Prompt: Print, word for word, every line from the beginning of the listing up to and including the line with "fig = go.Figure()". Pictures are to be excluded.

Information shown:
--*--
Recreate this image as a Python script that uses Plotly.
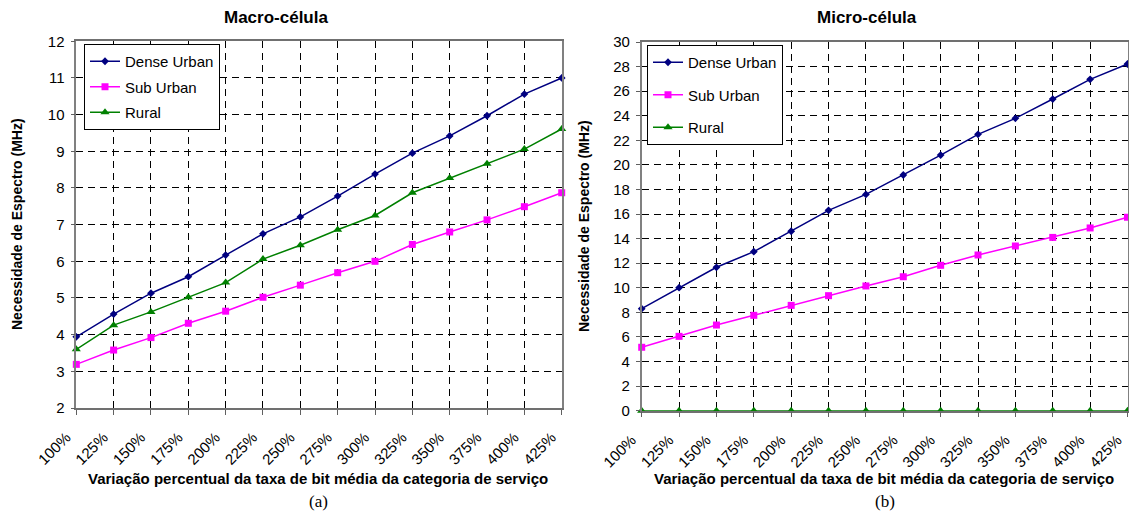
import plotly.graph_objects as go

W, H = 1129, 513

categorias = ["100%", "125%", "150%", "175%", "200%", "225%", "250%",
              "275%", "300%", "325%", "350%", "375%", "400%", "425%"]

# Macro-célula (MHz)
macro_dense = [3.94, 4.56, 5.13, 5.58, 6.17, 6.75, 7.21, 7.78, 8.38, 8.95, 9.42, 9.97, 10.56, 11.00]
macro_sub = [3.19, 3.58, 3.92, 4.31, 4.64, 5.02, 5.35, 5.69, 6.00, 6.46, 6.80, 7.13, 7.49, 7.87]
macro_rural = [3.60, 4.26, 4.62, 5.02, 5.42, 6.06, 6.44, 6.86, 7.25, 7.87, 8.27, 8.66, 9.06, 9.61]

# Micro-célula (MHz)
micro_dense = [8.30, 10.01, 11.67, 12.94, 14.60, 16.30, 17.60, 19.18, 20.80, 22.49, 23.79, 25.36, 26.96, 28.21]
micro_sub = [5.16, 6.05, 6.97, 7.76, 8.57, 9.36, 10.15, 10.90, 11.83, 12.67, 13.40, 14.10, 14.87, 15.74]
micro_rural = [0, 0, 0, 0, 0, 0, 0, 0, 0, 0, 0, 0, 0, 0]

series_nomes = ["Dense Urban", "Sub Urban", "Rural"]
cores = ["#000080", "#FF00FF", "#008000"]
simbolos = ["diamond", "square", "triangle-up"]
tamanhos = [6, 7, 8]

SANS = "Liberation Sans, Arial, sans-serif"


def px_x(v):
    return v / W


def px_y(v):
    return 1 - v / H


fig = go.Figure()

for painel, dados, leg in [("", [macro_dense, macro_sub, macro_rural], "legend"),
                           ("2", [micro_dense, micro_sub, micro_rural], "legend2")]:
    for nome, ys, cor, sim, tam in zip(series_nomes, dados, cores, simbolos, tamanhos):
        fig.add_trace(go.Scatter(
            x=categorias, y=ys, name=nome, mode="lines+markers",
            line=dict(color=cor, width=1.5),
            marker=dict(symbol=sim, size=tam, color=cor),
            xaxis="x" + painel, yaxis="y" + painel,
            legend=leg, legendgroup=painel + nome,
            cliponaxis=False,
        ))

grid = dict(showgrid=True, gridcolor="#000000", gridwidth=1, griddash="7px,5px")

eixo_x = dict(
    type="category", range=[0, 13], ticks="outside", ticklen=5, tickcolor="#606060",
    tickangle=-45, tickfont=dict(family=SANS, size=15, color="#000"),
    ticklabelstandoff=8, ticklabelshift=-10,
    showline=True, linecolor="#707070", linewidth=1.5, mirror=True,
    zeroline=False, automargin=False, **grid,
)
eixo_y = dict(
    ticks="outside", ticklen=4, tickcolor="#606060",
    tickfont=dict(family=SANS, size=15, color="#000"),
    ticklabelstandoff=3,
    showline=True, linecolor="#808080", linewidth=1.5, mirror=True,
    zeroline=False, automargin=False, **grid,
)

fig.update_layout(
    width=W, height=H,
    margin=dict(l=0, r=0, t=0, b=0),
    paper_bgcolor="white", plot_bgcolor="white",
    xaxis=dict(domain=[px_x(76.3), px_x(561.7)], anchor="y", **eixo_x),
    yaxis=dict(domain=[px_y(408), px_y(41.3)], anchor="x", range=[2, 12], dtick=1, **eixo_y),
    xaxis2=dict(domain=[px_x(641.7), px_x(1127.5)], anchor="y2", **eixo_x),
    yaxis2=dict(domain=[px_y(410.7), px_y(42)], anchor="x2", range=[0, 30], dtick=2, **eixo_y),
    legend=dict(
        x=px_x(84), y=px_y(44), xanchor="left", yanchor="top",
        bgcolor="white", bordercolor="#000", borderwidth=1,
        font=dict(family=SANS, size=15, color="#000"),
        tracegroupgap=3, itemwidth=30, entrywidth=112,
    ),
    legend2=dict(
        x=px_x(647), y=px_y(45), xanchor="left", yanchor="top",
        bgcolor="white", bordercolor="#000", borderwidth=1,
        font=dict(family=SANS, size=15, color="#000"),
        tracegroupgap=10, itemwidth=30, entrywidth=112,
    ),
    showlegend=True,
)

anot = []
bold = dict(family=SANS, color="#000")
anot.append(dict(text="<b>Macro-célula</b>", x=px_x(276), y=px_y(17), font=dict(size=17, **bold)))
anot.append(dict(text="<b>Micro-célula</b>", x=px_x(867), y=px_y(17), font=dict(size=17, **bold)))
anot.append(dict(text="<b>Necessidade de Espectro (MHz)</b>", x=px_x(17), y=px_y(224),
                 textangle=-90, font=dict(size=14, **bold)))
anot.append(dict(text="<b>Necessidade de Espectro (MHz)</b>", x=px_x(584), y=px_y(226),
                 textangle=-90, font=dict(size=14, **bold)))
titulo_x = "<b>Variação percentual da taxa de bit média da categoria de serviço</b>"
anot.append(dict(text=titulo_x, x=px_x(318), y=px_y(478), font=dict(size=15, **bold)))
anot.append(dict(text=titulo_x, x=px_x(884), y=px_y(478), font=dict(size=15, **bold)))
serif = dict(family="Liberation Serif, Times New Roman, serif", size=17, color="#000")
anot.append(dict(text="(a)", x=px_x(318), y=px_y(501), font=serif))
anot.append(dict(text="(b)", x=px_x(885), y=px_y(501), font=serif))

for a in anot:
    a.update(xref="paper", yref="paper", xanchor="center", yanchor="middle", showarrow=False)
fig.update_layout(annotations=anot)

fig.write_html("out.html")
--*--
Answer to the problem:
Recreate this image as a Python script that uses Plotly.
import plotly.graph_objects as go

W, H = 1129, 513

categorias = ["100%", "125%", "150%", "175%", "200%", "225%", "250%",
              "275%", "300%", "325%", "350%", "375%", "400%", "425%"]

# Macro-célula (MHz)
macro_dense = [3.94, 4.56, 5.13, 5.58, 6.17, 6.75, 7.21, 7.78, 8.38, 8.95, 9.42, 9.97, 10.56, 11.00]
macro_sub = [3.19, 3.58, 3.92, 4.31, 4.64, 5.02, 5.35, 5.69, 6.00, 6.46, 6.80, 7.13, 7.49, 7.87]
macro_rural = [3.60, 4.26, 4.62, 5.02, 5.42, 6.06, 6.44, 6.86, 7.25, 7.87, 8.27, 8.66, 9.06, 9.61]

# Micro-célula (MHz)
micro_dense = [8.30, 10.01, 11.67, 12.94, 14.60, 16.30, 17.60, 19.18, 20.80, 22.49, 23.79, 25.36, 26.96, 28.21]
micro_sub = [5.16, 6.05, 6.97, 7.76, 8.57, 9.36, 10.15, 10.90, 11.83, 12.67, 13.40, 14.10, 14.87, 15.74]
micro_rural = [0, 0, 0, 0, 0, 0, 0, 0, 0, 0, 0, 0, 0, 0]

series_nomes = ["Dense Urban", "Sub Urban", "Rural"]
cores = ["#000080", "#FF00FF", "#008000"]
simbolos = ["diamond", "square", "triangle-up"]
tamanhos = [6, 7, 8]

SANS = "Liberation Sans, Arial, sans-serif"


def px_x(v):
    return v / W


def px_y(v):
    return 1 - v / H


fig = go.Figure()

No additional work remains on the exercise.